Crise fiscal, dívida pública elevada - com juros em alta e risco de rebaixamento de nota -, cenário político fragmentado que dificulta a aprovação de reformas do governo e paralisia para enfrentar o elevado déficit orçamentário.

O cenário acima até descreve com elevado grau de precisão as dificuldades enfrentadas pelo governo brasileiro para reequilibrar as contas públicas, mas resume a crise política e econômica em que a França mergulhou de vez na segunda-feira, 6 de outubro, com a renúncia do primeiro-ministro Sébastien Lecornu, que durou menos de um mês no cargo.

Terceiro chefe de governo francês em um ano, a renúncia de Lecornu intensificou a turbulência que assola a segunda maior economia da União Europeia, atrás apenas da Alemanha. Ele anunciou sua saída do cargo um dia antes de apresentar o orçamento de 2026 no Parlamento para enfrentar o aumento alarmante da dívida e do déficit da França.

A reação do mercado deu uma dimensão do agravamento da crise francesa. O índice de referência CAC 40 (o principal índice da bolsa de valores de Paris) caiu 2%, enquanto o spread entre os rendimentos da dívida pública francesa e alemã - que reflete o risco percebido pelos investidores ao emprestar à França - aumentou para uma alta próxima do recorde.

Os investidores elevaram o rendimento dos títulos franceses de 10 anos para 3,57%, próximo à máxima em 14 anos. Para completar, o euro caiu 0,6% em relação ao dólar.

“Isso aumenta ainda mais o risco de que os problemas fiscais da França permaneçam sem solução e que as políticas econômicas se tornem menos favoráveis ao crescimento”, escreveu Salomon Fiedler, analista do Berenberg Bank, em nota aos clientes.

“A economia francesa deixou de ser uma economia de alto desempenho e se tornou a principal retardatária da zona do euro”, completou.

A crise francesa começou a escalar em meados do ano passado, quando o presidente Emmanuel Macron convocou eleições parlamentares antecipadas para conter a ascensão do partido de extrema direita União Nacional.

A jogada, arriscada, serviu apenas para que a nova composição da Assembleia Nacional aumentasse ainda mais a divisão política, sem uma maioria clara e alinhada para aprovar cortes drásticos de gastos públicos.

Macron tem duas opções pouco animadoras pela frente. Uma delas é nomear um novo primeiro-ministro tecnocrata para tentar aprovar um orçamento para o próximo ano. A alternativa exigiria que Macron jogasse a toalha, ou seja, atendesse aos crescentes apelos dos partidos de oposição para renunciar e antecipar as eleições presidenciais, marcadas para abril de 2027.
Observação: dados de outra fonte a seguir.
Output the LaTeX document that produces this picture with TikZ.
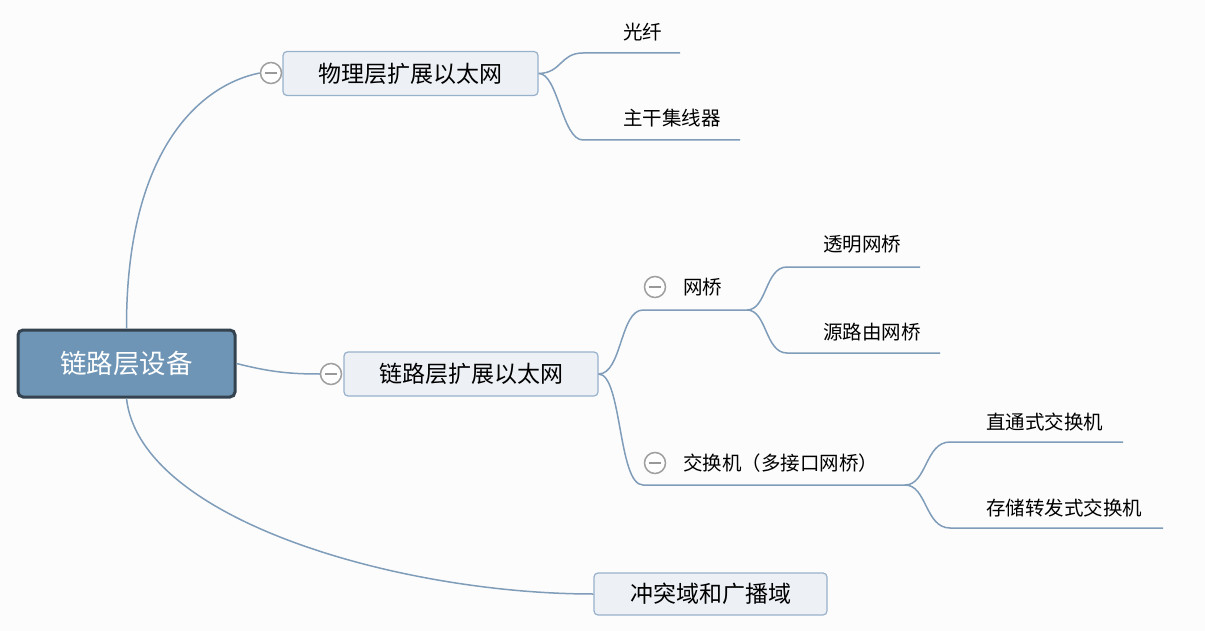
\documentclass[tikz,border=0pt]{standalone}
\usepackage{fontspec}
\setmainfont{Noto Sans CJK SC}
\definecolor{hubfill}{HTML}{6E95B5}
\definecolor{hubline}{HTML}{34434F}
\definecolor{boxfill}{HTML}{EDF1F6}
\definecolor{boxline}{HTML}{98B1CB}
\definecolor{branch}{HTML}{7F9CB9}
\definecolor{bg}{HTML}{FCFCFD}
\tikzset{
  hub/.style={draw=hubline, line width=3pt, fill=hubfill, rounded corners=5pt,
    minimum width=217pt, minimum height=67pt, text=white,
    font=\fontsize{26.5}{30}\selectfont},
  topic/.style={draw=boxline, line width=1.2pt, fill=boxfill, rounded corners=4pt,
    minimum height=44pt, font=\fontsize{23}{28}\selectfont},
  leaf/.style={anchor=west, inner sep=0pt, font=\fontsize{19.5}{24}\selectfont},
  fold/.style={circle, draw=gray!75, line width=1.5pt, fill=white, minimum size=21pt,
    inner sep=0pt, path picture={\draw[gray!80, line width=1.5pt]
      ([xshift=-6pt]path picture bounding box.center) --
      ([xshift=6pt]path picture bounding box.center);}},
  link/.style={draw=branch, line width=1.5pt},
}
\begin{document}
\begin{tikzpicture}[x=1pt, y=-1pt]
  \fill[bg] (0,0) rectangle (1205,631);
  \useasboundingbox (0,0) rectangle (1205,631);
  % central node and main topics
  \node[hub] (hub) at (126.5,363.5) {链路层设备};
  \node[topic, minimum width=255pt] (phys) at (410.5,73.5) {物理层扩展以太网};
  \node[topic, minimum width=254pt] (link) at (471,374) {链路层扩展以太网};
  \node[topic, minimum width=233pt, minimum height=42pt] (clash) at (710.5,594) {冲突域和广播域};
  \node[fold] (foldP) at (271,73) {};
  \node[fold] (foldL) at (331,374) {};
  \draw[link] (hub.north) .. controls (126,150) and (200,85) .. (foldP.west);
  \draw[link] (hub.east) .. controls (270,372) and (290,374) .. (foldL.west);
  \draw[link] (hub.south) .. controls (140,520) and (400,594) .. (clash.west);
  % physical layer leaves
  \node[leaf] (fiber) at (623,32) {光纤};
  \node[leaf] (trunk) at (623,118) {主干集线器};
  \coordinate (fiberA) at (583,53);
  \coordinate (fiberB) at (680,53);
  \coordinate (trunkA) at (583,140);
  \coordinate (trunkB) at (740,140);
  \draw[link] (phys.east) .. controls (562,73) and (560,53) .. (fiberA) -- (fiberB);
  \draw[link] (phys.east) .. controls (558,73) and (562,140) .. (trunkA) -- (trunkB);
  % bridges
  \node[fold] (foldB) at (655,287) {};
  \node[leaf] (bridge) at (683,287) {网桥};
  \coordinate (bridgeA) at (643,310);
  \coordinate (bridgeB) at (747,310);
  \draw[link] (link.east) .. controls (622,374) and (620,310) .. (bridgeA) -- (bridgeB);
  \node[leaf] (transp) at (823,244) {透明网桥};
  \node[leaf] (source) at (823,332) {源路由网桥};
  \coordinate (transpA) at (787,267);
  \coordinate (transpB) at (920,267);
  \coordinate (sourceA) at (787,353);
  \coordinate (sourceB) at (940,353);
  \draw[link] (bridgeB) .. controls (767,310) and (765,267) .. (transpA) -- (transpB);
  \draw[link] (bridgeB) .. controls (767,310) and (765,353) .. (sourceA) -- (sourceB);
  % switches
  \node[fold] (foldS) at (655,463) {};
  \node[leaf] (switch) at (683,463) {交换机（多接口网桥）};
  \coordinate (switchA) at (643,485);
  \coordinate (switchB) at (905,485);
  \draw[link] (link.east) .. controls (622,374) and (618,485) .. (switchA) -- (switchB);
  \node[leaf] (cut) at (986,422) {直通式交换机};
  \node[leaf] (store) at (986,508) {存储转发式交换机};
  \coordinate (cutA) at (950,442);
  \coordinate (cutB) at (1123,442);
  \coordinate (storeA) at (950,528);
  \coordinate (storeB) at (1163,528);
  \draw[link] (switchB) .. controls (927,485) and (925,442) .. (cutA) -- (cutB);
  \draw[link] (switchB) .. controls (927,485) and (925,528) .. (storeA) -- (storeB);
\end{tikzpicture}
\end{document}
É difícil dizer o que pesa mais na crise francesa, o impasse político ou o descontrole fiscal. Após anos de gastos governamentais descomunais e queda na arrecadação de impostos, o déficit orçamentário da França atingiu 168,6 bilhões de euros, ou 5,8% de sua produção econômica em 2024.

O déficit é o maior do país desde a Segunda Guerra Mundial e está bem acima do limite de 3% estabelecido pela União Europeia.

Comparação com Brasil

A rigor, numa comparação da situação macroeconômica da França com a do Brasil, os dois países têm desafios semelhantes, com quadro fiscal pressionado e dívida elevada. A França, no entanto, enfrenta maiores obstáculos, com instabilidade política acentuada, dívida muito mais elevada e pressão da União Europeia para reduzir o déficit.

Em 2024, por exemplo, o Brasil apresentou alguns indicadores mais equilibrados - embora nada saudáveis - em relação ao país europeu, como da dívida pública em relação ao PIB (76,5% no caso brasileiro, contra 113% da França), valor total da dívida (R$ 7,3 trilhões ou € 1,3 trilhão, contra os € 3,3 trilhões de endividamento francês) e no crescimento do PIB: 3,24% do Brasil no ano passado, enquanto o francês avançou apenas 1,2%.

A França, por sua vez, teve entre os indicadores mais favoráveis em 2024 a inflação anual (2,3%, contra 4,71% de IPCA brasileiro) e taxa de juros básica (4,0%) bem menor que a Selic (11,75% em dezembro, hoje em 15%).

Por isso, o Brasil tem mais margem de manobra para buscar o equilíbrio fiscal, com economia ainda em crescimento, dívida pública proporcionalmente menor e, diferentemente do caso francês, um governo ainda com capacidade de articulação política.

"A crise demonstra como o Parlamento fragmentado está tornando quase impossível aprovar um orçamento que reduza o déficit fiscal", advertiu a corretora Capital Economics, indicando que o maior desafio imediato para a França é reverter a instabilidade política.